In the South, although we all have an accent, each area has something a little different in the drawl, even if living just one town over. For example the people who live next to the river at the county line of where I am from pronounce "egg" as "eg" or "chair" as "chare" whereas the people living up in the hollers will call an "egg" an "aig" or a "chair" as "cheer". None of the "ing" words will be pronounced with the "g" included. A couple of examples are "nothing" will be "nuthin" or "thinking" will be "thinkin".

I moved away from my niece when she was 12 years old and although I kept in touch every now and then, I did not see her again for over 11 years. When I did she took my breath away!

She undoubtedly had taken the breath away of many others because she had been modeling for Victoria's Secret catalog for a couple of years. Aside from her beauty, the other thing I quickly noticed was her accent.

My Loretta Lynn was gone.

It its place was a Midwestern nasal twang.
Sorta like listening to the 6:00 news.

I spent the better part of the day with her, rehashing old times, shopping, laughing, hearing stories about her exciting new life.
During one of our many conversations I finally found the nerve to just blurt out what I had been thinking about since early morning. I asked her where the accent had disappeared to?

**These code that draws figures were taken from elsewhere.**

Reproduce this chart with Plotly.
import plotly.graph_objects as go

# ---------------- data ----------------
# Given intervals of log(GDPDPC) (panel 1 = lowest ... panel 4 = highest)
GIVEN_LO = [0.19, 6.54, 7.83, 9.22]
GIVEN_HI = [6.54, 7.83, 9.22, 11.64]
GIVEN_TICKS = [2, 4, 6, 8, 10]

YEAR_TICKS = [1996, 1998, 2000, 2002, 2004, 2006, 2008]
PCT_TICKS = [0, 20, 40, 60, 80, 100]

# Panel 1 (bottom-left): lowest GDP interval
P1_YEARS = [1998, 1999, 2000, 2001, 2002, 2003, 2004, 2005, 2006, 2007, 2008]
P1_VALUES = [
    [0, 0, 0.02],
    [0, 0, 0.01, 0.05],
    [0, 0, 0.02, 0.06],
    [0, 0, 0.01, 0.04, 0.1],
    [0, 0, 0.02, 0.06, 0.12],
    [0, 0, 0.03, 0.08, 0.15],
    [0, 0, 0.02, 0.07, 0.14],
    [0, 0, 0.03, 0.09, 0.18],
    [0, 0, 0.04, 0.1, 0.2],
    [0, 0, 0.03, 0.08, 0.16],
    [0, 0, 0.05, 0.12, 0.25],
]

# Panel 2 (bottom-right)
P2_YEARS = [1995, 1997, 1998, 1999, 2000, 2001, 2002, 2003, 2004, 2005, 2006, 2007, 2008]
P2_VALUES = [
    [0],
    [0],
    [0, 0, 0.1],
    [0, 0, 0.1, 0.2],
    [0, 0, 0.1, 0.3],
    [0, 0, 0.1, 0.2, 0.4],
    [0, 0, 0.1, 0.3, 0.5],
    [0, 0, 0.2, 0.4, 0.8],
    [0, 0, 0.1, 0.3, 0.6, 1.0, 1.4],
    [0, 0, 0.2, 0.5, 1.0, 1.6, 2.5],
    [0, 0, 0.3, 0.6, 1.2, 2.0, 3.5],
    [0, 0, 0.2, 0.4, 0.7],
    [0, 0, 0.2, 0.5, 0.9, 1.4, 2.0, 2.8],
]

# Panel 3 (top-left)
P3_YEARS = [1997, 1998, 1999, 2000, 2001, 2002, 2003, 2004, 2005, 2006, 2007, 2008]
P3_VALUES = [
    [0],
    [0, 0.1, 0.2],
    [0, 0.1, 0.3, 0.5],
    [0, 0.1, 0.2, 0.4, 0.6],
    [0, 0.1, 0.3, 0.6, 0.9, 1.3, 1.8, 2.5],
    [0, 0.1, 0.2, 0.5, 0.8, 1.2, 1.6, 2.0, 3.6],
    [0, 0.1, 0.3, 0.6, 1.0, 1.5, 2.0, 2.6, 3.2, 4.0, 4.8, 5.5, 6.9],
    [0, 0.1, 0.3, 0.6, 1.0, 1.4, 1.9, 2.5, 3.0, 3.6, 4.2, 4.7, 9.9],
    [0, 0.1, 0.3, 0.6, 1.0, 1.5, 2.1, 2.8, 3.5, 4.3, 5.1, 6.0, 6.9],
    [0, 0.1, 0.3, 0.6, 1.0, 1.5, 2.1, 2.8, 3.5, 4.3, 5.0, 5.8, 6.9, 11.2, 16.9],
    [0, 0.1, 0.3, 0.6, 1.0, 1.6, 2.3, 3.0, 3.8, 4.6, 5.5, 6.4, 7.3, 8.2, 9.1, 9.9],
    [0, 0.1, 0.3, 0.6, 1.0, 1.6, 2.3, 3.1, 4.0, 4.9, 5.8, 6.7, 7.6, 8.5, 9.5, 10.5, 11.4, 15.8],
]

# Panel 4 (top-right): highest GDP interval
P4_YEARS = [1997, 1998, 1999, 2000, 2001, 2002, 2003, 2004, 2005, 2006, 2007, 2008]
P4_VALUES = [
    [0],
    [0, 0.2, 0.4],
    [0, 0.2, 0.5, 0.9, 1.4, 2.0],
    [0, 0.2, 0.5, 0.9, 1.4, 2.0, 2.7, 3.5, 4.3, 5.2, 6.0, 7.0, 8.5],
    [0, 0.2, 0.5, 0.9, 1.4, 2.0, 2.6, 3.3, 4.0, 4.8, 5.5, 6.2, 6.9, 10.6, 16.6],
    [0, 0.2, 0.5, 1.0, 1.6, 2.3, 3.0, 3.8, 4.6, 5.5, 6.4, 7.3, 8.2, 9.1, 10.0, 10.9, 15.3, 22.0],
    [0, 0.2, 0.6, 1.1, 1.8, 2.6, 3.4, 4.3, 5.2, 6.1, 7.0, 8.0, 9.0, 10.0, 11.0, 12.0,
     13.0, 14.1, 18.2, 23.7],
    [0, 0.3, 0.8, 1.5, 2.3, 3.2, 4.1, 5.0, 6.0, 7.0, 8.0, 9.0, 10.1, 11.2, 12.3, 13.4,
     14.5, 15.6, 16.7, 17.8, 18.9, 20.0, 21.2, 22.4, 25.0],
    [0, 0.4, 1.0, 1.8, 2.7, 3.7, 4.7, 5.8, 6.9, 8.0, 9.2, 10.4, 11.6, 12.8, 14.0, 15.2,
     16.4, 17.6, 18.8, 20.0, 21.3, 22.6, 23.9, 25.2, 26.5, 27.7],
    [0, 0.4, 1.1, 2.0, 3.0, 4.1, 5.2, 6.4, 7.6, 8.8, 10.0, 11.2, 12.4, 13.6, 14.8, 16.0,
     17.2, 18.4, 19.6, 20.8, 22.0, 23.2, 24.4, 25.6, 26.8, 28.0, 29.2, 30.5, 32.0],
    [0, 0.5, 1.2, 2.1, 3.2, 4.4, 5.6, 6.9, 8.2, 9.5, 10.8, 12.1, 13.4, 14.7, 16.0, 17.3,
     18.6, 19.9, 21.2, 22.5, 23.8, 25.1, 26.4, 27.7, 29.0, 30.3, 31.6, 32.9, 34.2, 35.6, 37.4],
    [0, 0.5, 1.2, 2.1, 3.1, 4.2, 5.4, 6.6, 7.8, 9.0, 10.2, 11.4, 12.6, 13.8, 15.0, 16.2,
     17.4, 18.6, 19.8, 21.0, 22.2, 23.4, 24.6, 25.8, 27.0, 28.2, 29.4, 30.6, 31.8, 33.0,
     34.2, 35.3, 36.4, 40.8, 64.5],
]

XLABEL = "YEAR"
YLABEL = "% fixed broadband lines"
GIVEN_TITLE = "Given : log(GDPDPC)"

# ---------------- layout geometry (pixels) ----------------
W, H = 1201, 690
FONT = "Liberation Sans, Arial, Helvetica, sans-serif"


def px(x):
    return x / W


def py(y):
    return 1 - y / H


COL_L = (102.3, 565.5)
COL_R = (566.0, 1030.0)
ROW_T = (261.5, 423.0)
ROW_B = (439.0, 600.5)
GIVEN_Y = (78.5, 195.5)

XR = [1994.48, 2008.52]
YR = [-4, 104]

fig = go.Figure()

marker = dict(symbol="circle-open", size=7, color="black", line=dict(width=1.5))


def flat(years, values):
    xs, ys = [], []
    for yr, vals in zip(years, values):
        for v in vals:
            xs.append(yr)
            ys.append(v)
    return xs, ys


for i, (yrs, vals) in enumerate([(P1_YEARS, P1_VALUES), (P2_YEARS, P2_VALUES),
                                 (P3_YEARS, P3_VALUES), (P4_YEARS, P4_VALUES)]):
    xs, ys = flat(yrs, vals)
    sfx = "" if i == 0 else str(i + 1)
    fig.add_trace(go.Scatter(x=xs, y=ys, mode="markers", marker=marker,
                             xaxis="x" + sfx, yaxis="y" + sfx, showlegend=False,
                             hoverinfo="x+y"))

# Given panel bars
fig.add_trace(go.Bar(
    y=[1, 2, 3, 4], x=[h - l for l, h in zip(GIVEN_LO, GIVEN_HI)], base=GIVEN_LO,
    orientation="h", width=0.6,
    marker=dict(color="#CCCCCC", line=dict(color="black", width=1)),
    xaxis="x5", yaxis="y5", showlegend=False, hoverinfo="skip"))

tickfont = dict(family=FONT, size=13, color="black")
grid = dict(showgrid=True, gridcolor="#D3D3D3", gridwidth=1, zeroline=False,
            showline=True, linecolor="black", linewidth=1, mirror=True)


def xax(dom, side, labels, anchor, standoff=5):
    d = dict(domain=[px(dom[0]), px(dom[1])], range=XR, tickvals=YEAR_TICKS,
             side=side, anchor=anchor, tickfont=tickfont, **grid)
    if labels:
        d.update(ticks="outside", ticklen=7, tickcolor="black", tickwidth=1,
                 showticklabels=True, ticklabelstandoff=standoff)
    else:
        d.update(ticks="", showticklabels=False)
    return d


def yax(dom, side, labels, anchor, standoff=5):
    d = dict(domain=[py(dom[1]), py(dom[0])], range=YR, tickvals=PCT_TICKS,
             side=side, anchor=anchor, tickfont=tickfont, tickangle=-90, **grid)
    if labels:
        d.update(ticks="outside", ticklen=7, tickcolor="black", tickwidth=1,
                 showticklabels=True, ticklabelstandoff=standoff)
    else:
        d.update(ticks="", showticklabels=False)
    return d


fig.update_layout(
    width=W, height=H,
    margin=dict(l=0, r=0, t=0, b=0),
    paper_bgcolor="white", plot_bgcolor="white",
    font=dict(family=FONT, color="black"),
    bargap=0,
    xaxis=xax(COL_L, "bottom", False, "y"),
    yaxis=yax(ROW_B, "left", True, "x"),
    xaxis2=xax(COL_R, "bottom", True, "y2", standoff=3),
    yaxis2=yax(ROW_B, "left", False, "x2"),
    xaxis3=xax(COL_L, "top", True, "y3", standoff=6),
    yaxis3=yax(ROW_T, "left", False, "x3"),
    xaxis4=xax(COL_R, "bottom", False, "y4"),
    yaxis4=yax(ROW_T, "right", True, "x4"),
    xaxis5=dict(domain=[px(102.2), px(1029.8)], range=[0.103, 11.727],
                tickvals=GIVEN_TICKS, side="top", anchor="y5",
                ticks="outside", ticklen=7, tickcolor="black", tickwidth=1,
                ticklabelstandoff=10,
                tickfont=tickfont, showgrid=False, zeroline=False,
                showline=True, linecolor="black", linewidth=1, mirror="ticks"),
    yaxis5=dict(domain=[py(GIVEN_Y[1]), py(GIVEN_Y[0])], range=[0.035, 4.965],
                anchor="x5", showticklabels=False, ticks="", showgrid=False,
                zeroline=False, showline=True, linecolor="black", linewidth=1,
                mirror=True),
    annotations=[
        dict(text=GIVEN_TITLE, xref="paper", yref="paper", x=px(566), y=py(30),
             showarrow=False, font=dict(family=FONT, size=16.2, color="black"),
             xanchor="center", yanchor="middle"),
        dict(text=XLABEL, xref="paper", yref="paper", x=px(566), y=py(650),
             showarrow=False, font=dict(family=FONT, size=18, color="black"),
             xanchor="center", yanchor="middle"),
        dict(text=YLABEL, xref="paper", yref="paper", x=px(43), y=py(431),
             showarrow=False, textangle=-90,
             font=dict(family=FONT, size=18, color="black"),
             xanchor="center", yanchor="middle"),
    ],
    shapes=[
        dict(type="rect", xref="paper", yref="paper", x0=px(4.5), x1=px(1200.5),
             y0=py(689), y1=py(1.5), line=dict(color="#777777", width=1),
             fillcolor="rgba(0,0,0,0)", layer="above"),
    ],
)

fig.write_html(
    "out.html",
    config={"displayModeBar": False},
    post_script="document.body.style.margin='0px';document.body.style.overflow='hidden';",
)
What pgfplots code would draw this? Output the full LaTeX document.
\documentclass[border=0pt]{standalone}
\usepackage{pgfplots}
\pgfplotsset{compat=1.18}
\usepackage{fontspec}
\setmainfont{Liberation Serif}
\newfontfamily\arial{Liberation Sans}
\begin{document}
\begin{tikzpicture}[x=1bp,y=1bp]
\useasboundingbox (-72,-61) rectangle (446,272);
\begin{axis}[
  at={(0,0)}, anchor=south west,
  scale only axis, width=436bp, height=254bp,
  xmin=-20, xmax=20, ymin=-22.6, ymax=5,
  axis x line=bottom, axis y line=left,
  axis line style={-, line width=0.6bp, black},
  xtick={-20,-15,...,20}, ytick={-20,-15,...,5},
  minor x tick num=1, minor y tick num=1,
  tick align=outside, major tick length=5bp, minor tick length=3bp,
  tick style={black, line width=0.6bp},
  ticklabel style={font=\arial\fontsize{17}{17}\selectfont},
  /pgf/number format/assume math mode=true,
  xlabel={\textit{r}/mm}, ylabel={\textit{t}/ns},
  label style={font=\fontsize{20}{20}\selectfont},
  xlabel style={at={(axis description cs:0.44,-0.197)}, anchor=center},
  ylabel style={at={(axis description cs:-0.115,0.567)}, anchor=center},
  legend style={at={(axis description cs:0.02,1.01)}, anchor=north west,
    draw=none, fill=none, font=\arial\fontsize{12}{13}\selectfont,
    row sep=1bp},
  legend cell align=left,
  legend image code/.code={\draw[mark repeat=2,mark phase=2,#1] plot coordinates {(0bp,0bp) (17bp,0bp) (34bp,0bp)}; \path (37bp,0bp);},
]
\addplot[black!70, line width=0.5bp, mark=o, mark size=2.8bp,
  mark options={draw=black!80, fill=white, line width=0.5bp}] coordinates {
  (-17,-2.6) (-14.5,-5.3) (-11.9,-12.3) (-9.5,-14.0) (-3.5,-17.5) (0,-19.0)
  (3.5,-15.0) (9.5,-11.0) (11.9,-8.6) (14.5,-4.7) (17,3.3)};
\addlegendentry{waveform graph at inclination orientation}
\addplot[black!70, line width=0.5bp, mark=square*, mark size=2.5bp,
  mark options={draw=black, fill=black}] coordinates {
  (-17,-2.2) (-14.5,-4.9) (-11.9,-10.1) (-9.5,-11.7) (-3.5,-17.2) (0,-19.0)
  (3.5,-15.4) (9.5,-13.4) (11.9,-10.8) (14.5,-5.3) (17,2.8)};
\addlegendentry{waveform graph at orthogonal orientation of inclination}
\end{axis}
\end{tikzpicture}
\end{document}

It was then she began to inform me that Victoria's Secret had actually required her to go to speech school to learn how to "talk normal". Although I know she had to see my shock she seemed to just shrug it off like it was just as though it were one more thing you do before you put your shoes on, or go to feed the cat. How in the world could anyone justify that? For Christ sake, her job was to model, not to speak.

I asked her if she didn't feel at least a twinge of guilt for even agreeing to such a thing? To actually feel like something is wrong with the way she sounded, with having to actually change, wipe away, kill, what her ancestors not to long ago had died trying to save. She looked at me and said "But I sounded different than the other girls".

That is when it hit me.

Not only did the North invade our country, destroy our crops and burn down our homes, they also somehow convinced us we should be ashamed of the way we sound. Ashamed of who we are. Ashamed of the way we think, and the way we feel. Made us believe somehow that the beauty of our voices was not worth being heard. How sad.

They say the winner writes the history books but in this case the winner also changed the dialog of an entire nation. Or at least they are working at it.